• DATA BLOCK:

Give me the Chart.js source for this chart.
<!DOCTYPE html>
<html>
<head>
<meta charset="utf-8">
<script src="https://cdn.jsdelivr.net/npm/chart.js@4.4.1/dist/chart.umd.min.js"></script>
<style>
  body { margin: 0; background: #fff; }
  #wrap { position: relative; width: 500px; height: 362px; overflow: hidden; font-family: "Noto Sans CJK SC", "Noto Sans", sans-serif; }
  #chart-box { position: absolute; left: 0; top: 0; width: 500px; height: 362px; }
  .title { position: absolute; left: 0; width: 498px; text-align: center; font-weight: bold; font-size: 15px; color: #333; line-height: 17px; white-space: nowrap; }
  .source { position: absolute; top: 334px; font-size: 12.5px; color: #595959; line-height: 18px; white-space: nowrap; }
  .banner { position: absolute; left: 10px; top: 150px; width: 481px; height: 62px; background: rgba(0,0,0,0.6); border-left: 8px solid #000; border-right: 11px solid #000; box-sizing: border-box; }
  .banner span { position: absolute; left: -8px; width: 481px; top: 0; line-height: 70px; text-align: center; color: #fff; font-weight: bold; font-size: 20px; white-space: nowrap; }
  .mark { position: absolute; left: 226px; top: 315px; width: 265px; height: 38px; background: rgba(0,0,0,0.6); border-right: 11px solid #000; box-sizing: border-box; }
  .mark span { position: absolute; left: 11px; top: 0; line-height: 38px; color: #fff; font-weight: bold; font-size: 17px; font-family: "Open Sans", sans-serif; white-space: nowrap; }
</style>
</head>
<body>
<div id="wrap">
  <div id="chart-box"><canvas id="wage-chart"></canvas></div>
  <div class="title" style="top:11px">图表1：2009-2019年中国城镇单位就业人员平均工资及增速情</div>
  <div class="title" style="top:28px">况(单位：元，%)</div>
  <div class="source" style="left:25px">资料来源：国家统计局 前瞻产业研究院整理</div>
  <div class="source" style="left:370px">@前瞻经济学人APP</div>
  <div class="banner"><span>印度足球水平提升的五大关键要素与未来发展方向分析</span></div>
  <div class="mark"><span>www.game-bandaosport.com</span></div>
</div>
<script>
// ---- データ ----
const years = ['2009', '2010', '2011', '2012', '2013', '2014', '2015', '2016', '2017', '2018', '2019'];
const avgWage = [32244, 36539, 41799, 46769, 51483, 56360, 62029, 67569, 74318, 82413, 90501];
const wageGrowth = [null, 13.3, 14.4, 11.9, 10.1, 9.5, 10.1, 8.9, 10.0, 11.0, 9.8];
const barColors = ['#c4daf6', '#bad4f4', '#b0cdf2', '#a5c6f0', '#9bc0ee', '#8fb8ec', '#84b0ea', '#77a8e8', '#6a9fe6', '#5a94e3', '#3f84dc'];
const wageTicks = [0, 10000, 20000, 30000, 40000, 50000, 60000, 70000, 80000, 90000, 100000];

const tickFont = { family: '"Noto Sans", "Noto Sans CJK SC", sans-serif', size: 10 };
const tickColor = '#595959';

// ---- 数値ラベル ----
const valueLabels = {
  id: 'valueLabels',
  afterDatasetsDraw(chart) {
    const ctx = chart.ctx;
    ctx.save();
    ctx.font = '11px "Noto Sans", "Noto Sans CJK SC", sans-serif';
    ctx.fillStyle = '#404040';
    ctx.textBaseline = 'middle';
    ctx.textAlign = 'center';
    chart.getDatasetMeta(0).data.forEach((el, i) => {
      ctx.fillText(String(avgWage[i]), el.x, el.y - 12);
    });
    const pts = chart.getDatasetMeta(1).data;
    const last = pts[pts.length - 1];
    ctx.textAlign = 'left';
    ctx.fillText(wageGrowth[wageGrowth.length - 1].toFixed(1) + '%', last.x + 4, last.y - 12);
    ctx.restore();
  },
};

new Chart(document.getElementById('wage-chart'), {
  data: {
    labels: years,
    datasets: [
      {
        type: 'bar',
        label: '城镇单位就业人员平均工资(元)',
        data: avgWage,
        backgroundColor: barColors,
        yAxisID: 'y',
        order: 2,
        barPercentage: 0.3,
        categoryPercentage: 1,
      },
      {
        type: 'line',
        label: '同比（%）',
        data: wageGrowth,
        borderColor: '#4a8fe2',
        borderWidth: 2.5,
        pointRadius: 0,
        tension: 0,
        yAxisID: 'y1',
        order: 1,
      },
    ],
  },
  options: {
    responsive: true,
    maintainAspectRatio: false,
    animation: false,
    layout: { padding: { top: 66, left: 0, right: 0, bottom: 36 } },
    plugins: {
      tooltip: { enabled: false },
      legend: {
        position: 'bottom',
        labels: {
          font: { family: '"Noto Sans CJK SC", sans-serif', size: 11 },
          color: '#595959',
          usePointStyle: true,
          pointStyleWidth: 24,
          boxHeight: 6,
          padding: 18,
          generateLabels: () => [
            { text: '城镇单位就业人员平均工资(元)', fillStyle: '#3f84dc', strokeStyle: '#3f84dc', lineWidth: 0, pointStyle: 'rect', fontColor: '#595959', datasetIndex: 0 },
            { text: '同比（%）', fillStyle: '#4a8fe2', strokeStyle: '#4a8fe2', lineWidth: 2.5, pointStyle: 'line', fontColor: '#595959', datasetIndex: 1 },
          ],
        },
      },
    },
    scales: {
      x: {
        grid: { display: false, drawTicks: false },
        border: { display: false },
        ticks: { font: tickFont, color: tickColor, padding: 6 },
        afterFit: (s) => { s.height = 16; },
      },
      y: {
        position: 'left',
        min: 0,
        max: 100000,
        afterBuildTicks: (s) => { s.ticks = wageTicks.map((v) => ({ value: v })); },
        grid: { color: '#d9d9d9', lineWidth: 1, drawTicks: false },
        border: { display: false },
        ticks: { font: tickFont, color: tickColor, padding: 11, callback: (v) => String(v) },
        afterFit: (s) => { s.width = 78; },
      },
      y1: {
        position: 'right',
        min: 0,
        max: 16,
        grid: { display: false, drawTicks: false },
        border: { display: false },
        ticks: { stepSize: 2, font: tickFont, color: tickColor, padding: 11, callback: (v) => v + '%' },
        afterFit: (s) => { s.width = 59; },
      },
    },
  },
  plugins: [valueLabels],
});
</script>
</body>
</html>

• WRITTEN TASK:
From the listing above, reproduce all the lines exactly.

• ANSWER TO THIS PROBLEM:
Give me the Chart.js source for this chart.
<!DOCTYPE html>
<html>
<head>
<meta charset="utf-8">
<script src="https://cdn.jsdelivr.net/npm/chart.js@4.4.1/dist/chart.umd.min.js"></script>
<style>
  body { margin: 0; background: #fff; }
  #wrap { position: relative; width: 500px; height: 362px; overflow: hidden; font-family: "Noto Sans CJK SC", "Noto Sans", sans-serif; }
  #chart-box { position: absolute; left: 0; top: 0; width: 500px; height: 362px; }
  .title { position: absolute; left: 0; width: 498px; text-align: center; font-weight: bold; font-size: 15px; color: #333; line-height: 17px; white-space: nowrap; }
  .source { position: absolute; top: 334px; font-size: 12.5px; color: #595959; line-height: 18px; white-space: nowrap; }
  .banner { position: absolute; left: 10px; top: 150px; width: 481px; height: 62px; background: rgba(0,0,0,0.6); border-left: 8px solid #000; border-right: 11px solid #000; box-sizing: border-box; }
  .banner span { position: absolute; left: -8px; width: 481px; top: 0; line-height: 70px; text-align: center; color: #fff; font-weight: bold; font-size: 20px; white-space: nowrap; }
  .mark { position: absolute; left: 226px; top: 315px; width: 265px; height: 38px; background: rgba(0,0,0,0.6); border-right: 11px solid #000; box-sizing: border-box; }
  .mark span { position: absolute; left: 11px; top: 0; line-height: 38px; color: #fff; font-weight: bold; font-size: 17px; font-family: "Open Sans", sans-serif; white-space: nowrap; }
</style>
</head>
<body>
<div id="wrap">
  <div id="chart-box"><canvas id="wage-chart"></canvas></div>
  <div class="title" style="top:11px">图表1：2009-2019年中国城镇单位就业人员平均工资及增速情</div>
  <div class="title" style="top:28px">况(单位：元，%)</div>
  <div class="source" style="left:25px">资料来源：国家统计局 前瞻产业研究院整理</div>
  <div class="source" style="left:370px">@前瞻经济学人APP</div>
  <div class="banner"><span>印度足球水平提升的五大关键要素与未来发展方向分析</span></div>
  <div class="mark"><span>www.game-bandaosport.com</span></div>
</div>
<script>
// ---- データ ----
const years = ['2009', '2010', '2011', '2012', '2013', '2014', '2015', '2016', '2017', '2018', '2019'];
const avgWage = [32244, 36539, 41799, 46769, 51483, 56360, 62029, 67569, 74318, 82413, 90501];
const wageGrowth = [null, 13.3, 14.4, 11.9, 10.1, 9.5, 10.1, 8.9, 10.0, 11.0, 9.8];
const barColors = ['#c4daf6', '#bad4f4', '#b0cdf2', '#a5c6f0', '#9bc0ee', '#8fb8ec', '#84b0ea', '#77a8e8', '#6a9fe6', '#5a94e3', '#3f84dc'];
const wageTicks = [0, 10000, 20000, 30000, 40000, 50000, 60000, 70000, 80000, 90000, 100000];

const tickFont = { family: '"Noto Sans", "Noto Sans CJK SC", sans-serif', size: 10 };
const tickColor = '#595959';

// ---- 数値ラベル ----
const valueLabels = {
  id: 'valueLabels',
  afterDatasetsDraw(chart) {
    const ctx = chart.ctx;
    ctx.save();
    ctx.font = '11px "Noto Sans", "Noto Sans CJK SC", sans-serif';
    ctx.fillStyle = '#404040';
    ctx.textBaseline = 'middle';
    ctx.textAlign = 'center';
    chart.getDatasetMeta(0).data.forEach((el, i) => {
      ctx.fillText(String(avgWage[i]), el.x, el.y - 12);
    });
    const pts = chart.getDatasetMeta(1).data;
    const last = pts[pts.length - 1];
    ctx.textAlign = 'left';
    ctx.fillText(wageGrowth[wageGrowth.length - 1].toFixed(1) + '%', last.x + 4, last.y - 12);
    ctx.restore();
  },
};

new Chart(document.getElementById('wage-chart'), {
  data: {
    labels: years,
    datasets: [
      {
        type: 'bar',
        label: '城镇单位就业人员平均工资(元)',
        data: avgWage,
        backgroundColor: barColors,
        yAxisID: 'y',
        order: 2,
        barPercentage: 0.3,
        categoryPercentage: 1,
      },
      {
        type: 'line',
        label: '同比（%）',
        data: wageGrowth,
        borderColor: '#4a8fe2',
        borderWidth: 2.5,
        pointRadius: 0,
        tension: 0,
        yAxisID: 'y1',
        order: 1,
      },
    ],
  },
  options: {
    responsive: true,
    maintainAspectRatio: false,
    animation: false,
    layout: { padding: { top: 66, left: 0, right: 0, bottom: 36 } },
    plugins: {
      tooltip: { enabled: false },
      legend: {
        position: 'bottom',
        labels: {
          font: { family: '"Noto Sans CJK SC", sans-serif', size: 11 },
          color: '#595959',
          usePointStyle: true,
          pointStyleWidth: 24,
          boxHeight: 6,
          padding: 18,
          generateLabels: () => [
            { text: '城镇单位就业人员平均工资(元)', fillStyle: '#3f84dc', strokeStyle: '#3f84dc', lineWidth: 0, pointStyle: 'rect', fontColor: '#595959', datasetIndex: 0 },
            { text: '同比（%）', fillStyle: '#4a8fe2', strokeStyle: '#4a8fe2', lineWidth: 2.5, pointStyle: 'line', fontColor: '#595959', datasetIndex: 1 },
          ],
        },
      },
    },
    scales: {
      x: {
        grid: { display: false, drawTicks: false },
        border: { display: false },
        ticks: { font: tickFont, color: tickColor, padding: 6 },
        afterFit: (s) => { s.height = 16; },
      },
      y: {
        position: 'left',
        min: 0,
        max: 100000,
        afterBuildTicks: (s) => { s.ticks = wageTicks.map((v) => ({ value: v })); },
        grid: { color: '#d9d9d9', lineWidth: 1, drawTicks: false },
        border: { display: false },
        ticks: { font: tickFont, color: tickColor, padding: 11, callback: (v) => String(v) },
        afterFit: (s) => { s.width = 78; },
      },
      y1: {
        position: 'right',
        min: 0,
        max: 16,
        grid: { display: false, drawTicks: false },
        border: { display: false },
        ticks: { stepSize: 2, font: tickFont, color: tickColor, padding: 11, callback: (v) => v + '%' },
        afterFit: (s) => { s.width = 59; },
      },
    },
  },
  plugins: [valueLabels],
});
</script>
</body>
</html>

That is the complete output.